[Code that draws figures]
**********

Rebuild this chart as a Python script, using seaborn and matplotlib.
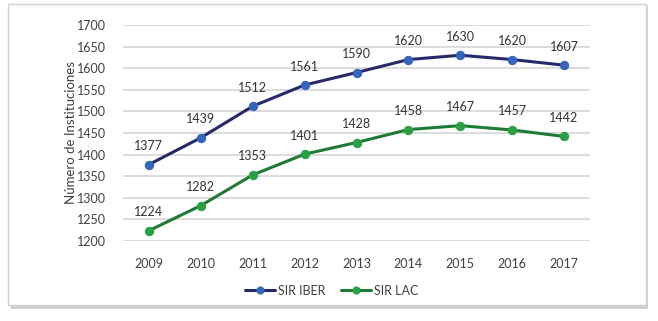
import matplotlib
matplotlib.use("Agg")
import matplotlib.pyplot as plt
import seaborn as sns
import pandas as pd
from matplotlib.patches import Rectangle

years = [2009, 2010, 2011, 2012, 2013, 2014, 2015, 2016, 2017]
sir_iber = [1377, 1439, 1512, 1561, 1590, 1620, 1630, 1620, 1607]
sir_lac = [1224, 1282, 1353, 1401, 1428, 1458, 1467, 1457, 1442]
series_names = ["SIR IBER", "SIR LAC"]
yticks = [1200, 1250, 1300, 1350, 1400, 1450, 1500, 1550, 1600, 1650, 1700]

df = pd.DataFrame({
    "year": years * 2,
    "value": sir_iber + sir_lac,
    "serie": [series_names[0]] * len(years) + [series_names[1]] * len(years),
})

sns.set_theme(style="white")
plt.rcParams['font.family'] = ['Lato', 'DejaVu Sans']

W, H = 658, 321
fig = plt.figure(figsize=(W / 100, H / 100), dpi=100)
fig.patch.set_facecolor("white")

# frame with shadow
fig.patches.append(Rectangle((11 / W, 1 - 309 / H), 637 / W, 303 / H, transform=fig.transFigure,
                             facecolor="#bdbdbd", edgecolor="none", zorder=0, alpha=0.7))
fig.patches.append(Rectangle((8 / W, 1 - 305 / H), 638 / W, 301 / H, transform=fig.transFigure,
                             facecolor="white", edgecolor="#d0d0d0", linewidth=1, zorder=1))

left, right = 123, 590
top, bottom = 25, 241
ax = fig.add_axes([left / W, 1 - bottom / H, (right - left) / W, (bottom - top) / H])
ax.set_zorder(2)
ax.patch.set_alpha(0)

line_colors = {"SIR IBER": "#262a6b", "SIR LAC": "#1f7a36"}
marker_colors = {"SIR IBER": "#3565bd", "SIR LAC": "#2aa045"}

for name, vals in [("SIR IBER", sir_iber), ("SIR LAC", sir_lac)]:
    sub = df[df["serie"] == name]
    sns.lineplot(data=sub, x="year", y="value", ax=ax, color=line_colors[name], linewidth=2.2,
                 marker="o", markersize=6, markerfacecolor=marker_colors[name],
                 markeredgecolor=marker_colors[name], label=name, zorder=3)
    for x, y in zip(years, vals):
        ax.annotate(str(y), (x, y), xytext=(0, 9), textcoords="offset points",
                    ha="center", va="bottom", fontsize=9, color="#333333")

ax.set_xlim(2008.5, 2017.5)
ax.set_ylim(1200, 1700)
ax.set_yticks(yticks)
ax.set_xticks(years)
ax.set_xticklabels([str(y) for y in years])
ax.grid(axis="y", color="#d9d9d9", linewidth=1.3)
ax.set_axisbelow(True)
for s in ax.spines.values():
    s.set_visible(False)
ax.tick_params(axis="both", length=0, labelsize=9, labelcolor="#404040")
ax.tick_params(axis="y", pad=12)
ax.tick_params(axis="x", pad=12)
ax.set_xlabel("")
ax.set_ylabel("Número de Instituciones", fontsize=9.5, color="#404040", labelpad=0)

ax.legend(loc="upper center", bbox_to_anchor=(0.447, -0.15), ncol=2, frameon=False,
          fontsize=9, handlelength=2.4, columnspacing=1.2, handletextpad=0.3,
          labelcolor="#404040", markerscale=0.85)

fig.savefig("out.png", dpi=100)
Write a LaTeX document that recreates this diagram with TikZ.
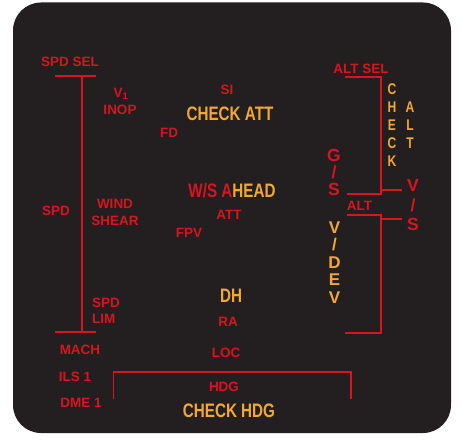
\documentclass[tikz,border=0pt]{standalone}
\usepackage{fontspec}
\setmainfont{Liberation Sans}
\newfontfamily\condfont[FakeStretch=0.78]{Liberation Sans}
\definecolor{panel}{HTML}{231F20}
\definecolor{warnred}{HTML}{D7151F}
\definecolor{amber}{HTML}{F2A833}
\tikzset{
  lbl/.style={inner sep=0pt, anchor=base, text=warnred, font=\bfseries\fontsize{13.5}{15}\selectfont},
  big/.style={inner sep=0pt, anchor=base, text=amber, font=\condfont\bfseries\fontsize{19.5}{21}\selectfont},
  vlet/.style={inner sep=0pt, anchor=base, text=amber, font=\condfont\bfseries\fontsize{15.5}{17}\selectfont},
  gsl/.style={inner sep=0pt, anchor=base, text=warnred, font=\bfseries\fontsize{17.5}{19}\selectfont},
  vdl/.style={inner sep=0pt, anchor=base, text=amber, font=\bfseries\fontsize{17}{19}\selectfont},
  redrule/.style={draw=warnred, line width=1.8pt, line join=miter},
}
\begin{document}
\begin{tikzpicture}[x=1pt,y=-1pt]
\useasboundingbox (0,0) rectangle (474,441);
\fill[white] (0,0) rectangle (474,441);
\fill[panel, rounded corners=28pt] (13,2.5) rectangle (451,433);

% left speed bar
\coordinate (sl1) at (55,76);
\coordinate (sr1) at (95.5,76);
\coordinate (sm1) at (82,76);
\coordinate (sm2) at (82,332);
\coordinate (sl2) at (55,332);
\coordinate (sr2) at (95.5,332);
\draw[redrule] (sl1) -- (sr1);
\draw[redrule] (sm1) -- (sm2);
\draw[redrule] (sl2) -- (sr2);

% upper right bracket
\coordinate (a1) at (345,77);
\coordinate (a2) at (381,77);
\coordinate (a3) at (381,194);
\coordinate (a4) at (347,194);
\coordinate (a5) at (381,190);
\coordinate (a6) at (402,190);
\draw[redrule] (a1) -- (a2) -- (a3) -- (a4);
\draw[redrule] (a5) -- (a6);

% lower right bracket
\coordinate (b1) at (347,215);
\coordinate (b2) at (381,215);
\coordinate (b3) at (381,333);
\coordinate (b4) at (345,333);
\coordinate (b5) at (381,219);
\coordinate (b6) at (402,219);
\draw[redrule] (b1) -- (b2) -- (b3) -- (b4);
\draw[redrule] (b5) -- (b6);

% bottom heading bracket
\coordinate (c1) at (113.5,399);
\coordinate (c2) at (113.5,372);
\coordinate (c3) at (351,372);
\coordinate (c4) at (351,399);
\draw[redrule] (c1) -- (c2) -- (c3) -- (c4);

% left labels
\node[lbl] (spdsel) at (70,66.7) {SPD SEL};
\node[lbl] (v1) at (121,97.3) {V\textsubscript{1}};
\node[lbl] (inop) at (120,115) {INOP};
\node[lbl] (spd) at (56,215) {SPD};
\node[lbl] (wind) at (115,208) {WIND};
\node[lbl] (shear) at (115,225) {SHEAR};
\node[lbl, anchor=base west] (spd2) at (92,307) {SPD};
\node[lbl, anchor=base west] (lim) at (92,323) {LIM};
\node[lbl] (mach) at (80,354) {MACH};
\node[lbl] (ils) at (75,381) {ILS 1};
\node[lbl] (dme) at (81,407) {DME 1};

% centre labels
\node[lbl] (si) at (227,95) {SI};
\node[big] (chkatt) at (230,120.7) {CHECK ATT};
\node[lbl] (fd) at (169,138) {FD};
\node[big] (wsahead) at (232,197) {\textcolor{warnred}{W/S A}HEAD};
\node[lbl] (att) at (229,219) {ATT};
\node[lbl] (fpv) at (189,237) {FPV};
\node[big] (dh) at (231,302) {DH};
\node[lbl] (ra) at (228,326) {RA};
\node[lbl] (loc) at (226,357) {LOC};
\node[lbl] (hdg) at (224,391) {HDG};
\node[big] (chkhdg) at (229,417) {CHECK HDG};

% right labels
\node[lbl] (altsel) at (361,74) {ALT SEL};
\node[lbl] (alt) at (359.5,210.7) {ALT};
\foreach \t [count=\i] in {C,H,E,C,K}
  \node[vlet] (ck\i) at (392,{94.5+18.1*(\i-1)}) {\t};
\foreach \t [count=\i] in {A,L,T}
  \node[vlet] (al\i) at (410,{112.6+18.1*(\i-1)}) {\t};
\foreach \t [count=\i] in {G,/,S}
  \node[gsl] (gs\i) at (334,{161+17.5*(\i-1)}) {\t};
\foreach \t [count=\i] in {V,/,S}
  \node[gsl] (vs\i) at (413,{192+19.2*(\i-1)}) {\t};
\foreach \t [count=\i] in {V,/,D,E,V}
  \node[vdl] (vd\i) at (334.5,{233.3+17.5*(\i-1)}) {\t};
\end{tikzpicture}
\end{document}
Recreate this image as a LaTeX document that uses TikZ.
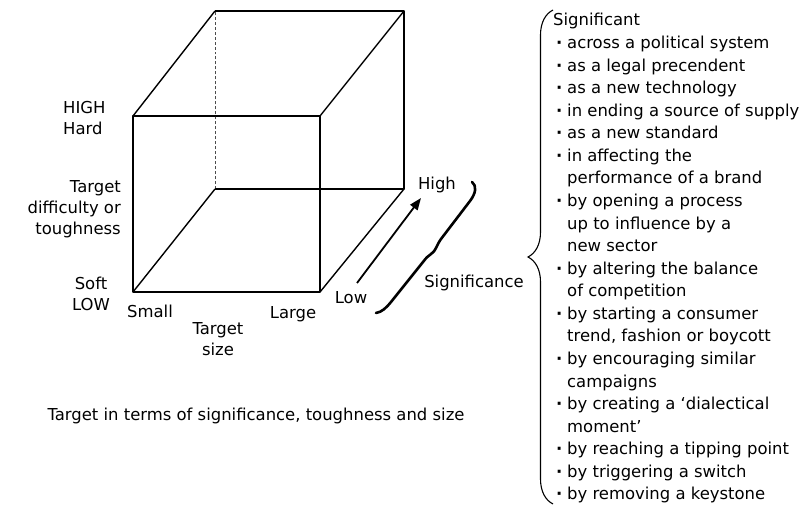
\documentclass[tikz,border=0pt]{standalone}
\usepackage{fontspec}
\setmainfont{DejaVu Sans}
\usetikzlibrary{decorations.pathreplacing,arrows.meta}
\begin{document}
\begin{tikzpicture}[x=1bp,y=-1bp,
  edge/.style={line width=1.4bp,line join=round},
  hidden/.style={line width=0.7bp,densely dashed,black!70},
  lbl/.style={inner sep=0,font=\fontsize{16.5}{21}\selectfont},
]
\useasboundingbox (0,0) rectangle (808,507);
% cube corners: front face
\coordinate (fbl) at (133,292);
\coordinate (fbr) at (320,292);
\coordinate (ftl) at (133,116);
\coordinate (ftr) at (320,116);
% back face
\coordinate (bbl) at (215,189);
\coordinate (bbr) at (404,189);
\coordinate (btl) at (215,11);
\coordinate (btr) at (404,11);
\draw[hidden] (bbl) -- (btl);
\draw[edge] (fbl) rectangle (ftr);
\draw[edge] (bbl) -- (bbr) -- (btr) -- (btl);
\draw[edge] (fbl) -- (bbl);
\draw[edge] (fbr) -- (bbr);
\draw[edge] (ftr) -- (btr);
\draw[edge] (ftl) -- (btl);

% axis labels
\node[lbl,align=left,anchor=west] (hard) at (63,118) {HIGH\\Hard};
\node[lbl,align=right,anchor=east] (tough) at (121,209) {Target\\difficulty or\\toughness};
\node[lbl,align=center] (soft) at (91,294) {Soft\\LOW};
\node[lbl] (small) at (150,311) {Small};
\node[lbl] (large) at (293,314) {Large};
\node[lbl,align=center] (tsize) at (218,339) {Target\\size};

% significance axis
\node[lbl] (high) at (437,185) {High};
\node[lbl] (low) at (351,298) {Low};
\coordinate (atail) at (357,283);
\coordinate (ahead) at (421,198);
\draw[line width=1.8bp,-{Triangle[length=12bp,width=9bp]}] (atail) -- (ahead);
% hand-drawn style brace
\coordinate (sbtop) at (472,182);
\coordinate (sbtip) at (431,254);
\coordinate (sbbot) at (376,313);
\draw[line width=2.6bp,line cap=round,line join=round]
  (sbtop) .. controls (477,186) and (476,193) .. (470,201)
  -- (441,239) .. controls (436,246) and (436,251) .. (sbtip)
  .. controls (428,256) and (426,258) .. (423,262)
  -- (391,302) .. controls (386,308) and (382,312) .. (sbbot);
\node[lbl] (signif) at (474,283) {Significance};

% caption
\node[lbl] (caption) at (256,416) {Target in terms of significance, toughness and size};

% list of ways to be significant
\coordinate (rb1) at (553,504);
\coordinate (rb2) at (553,10);
\draw[decorate,decoration={brace,amplitude=25bp,aspect=0.5},line width=1.1bp] (rb1) -- (rb2);
\newcommand{\bl}{\makebox[12bp][c]{\textbf{·}}}
\node[inner sep=0,anchor=north west,font=\fontsize{16.5}{22.65}\selectfont] (list) at (553,10) {%
\begin{tabular}{@{}l@{\hspace{2bp}}l@{}}
\multicolumn{2}{@{}l@{}}{Significant}\\
\bl & across a political system\\
\bl & as a legal precendent\\
\bl & as a new technology\\
\bl & in ending a source of supply\\
\bl & as a new standard\\
\bl & in affecting the\\
    & performance of a brand\\
\bl & by opening a process\\
    & up to influence by a\\
    & new sector\\
\bl & by altering the balance\\
    & of competition\\
\bl & by starting a consumer\\
    & trend, fashion or boycott\\
\bl & by encouraging similar\\
    & campaigns\\
\bl & by creating a ‘dialectical\\
    & moment’\\
\bl & by reaching a tipping point\\
\bl & by triggering a switch\\
\bl & by removing a keystone
\end{tabular}};
\end{tikzpicture}
\end{document}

**********

### [What this task involves]
From the records above, give again only the part that opens with the line containing "Recreate this image" and closes with the line containing "(tsize) at (218,339)". Keep both ends but drop the pictures.

### [Result below]
Recreate this image as a LaTeX document that uses TikZ.
\documentclass[tikz,border=0pt]{standalone}
\usepackage{fontspec}
\setmainfont{DejaVu Sans}
\usetikzlibrary{decorations.pathreplacing,arrows.meta}
\begin{document}
\begin{tikzpicture}[x=1bp,y=-1bp,
  edge/.style={line width=1.4bp,line join=round},
  hidden/.style={line width=0.7bp,densely dashed,black!70},
  lbl/.style={inner sep=0,font=\fontsize{16.5}{21}\selectfont},
]
\useasboundingbox (0,0) rectangle (808,507);
% cube corners: front face
\coordinate (fbl) at (133,292);
\coordinate (fbr) at (320,292);
\coordinate (ftl) at (133,116);
\coordinate (ftr) at (320,116);
% back face
\coordinate (bbl) at (215,189);
\coordinate (bbr) at (404,189);
\coordinate (btl) at (215,11);
\coordinate (btr) at (404,11);
\draw[hidden] (bbl) -- (btl);
\draw[edge] (fbl) rectangle (ftr);
\draw[edge] (bbl) -- (bbr) -- (btr) -- (btl);
\draw[edge] (fbl) -- (bbl);
\draw[edge] (fbr) -- (bbr);
\draw[edge] (ftr) -- (btr);
\draw[edge] (ftl) -- (btl);

% axis labels
\node[lbl,align=left,anchor=west] (hard) at (63,118) {HIGH\\Hard};
\node[lbl,align=right,anchor=east] (tough) at (121,209) {Target\\difficulty or\\toughness};
\node[lbl,align=center] (soft) at (91,294) {Soft\\LOW};
\node[lbl] (small) at (150,311) {Small};
\node[lbl] (large) at (293,314) {Large};
\node[lbl,align=center] (tsize) at (218,339) {Target\\size};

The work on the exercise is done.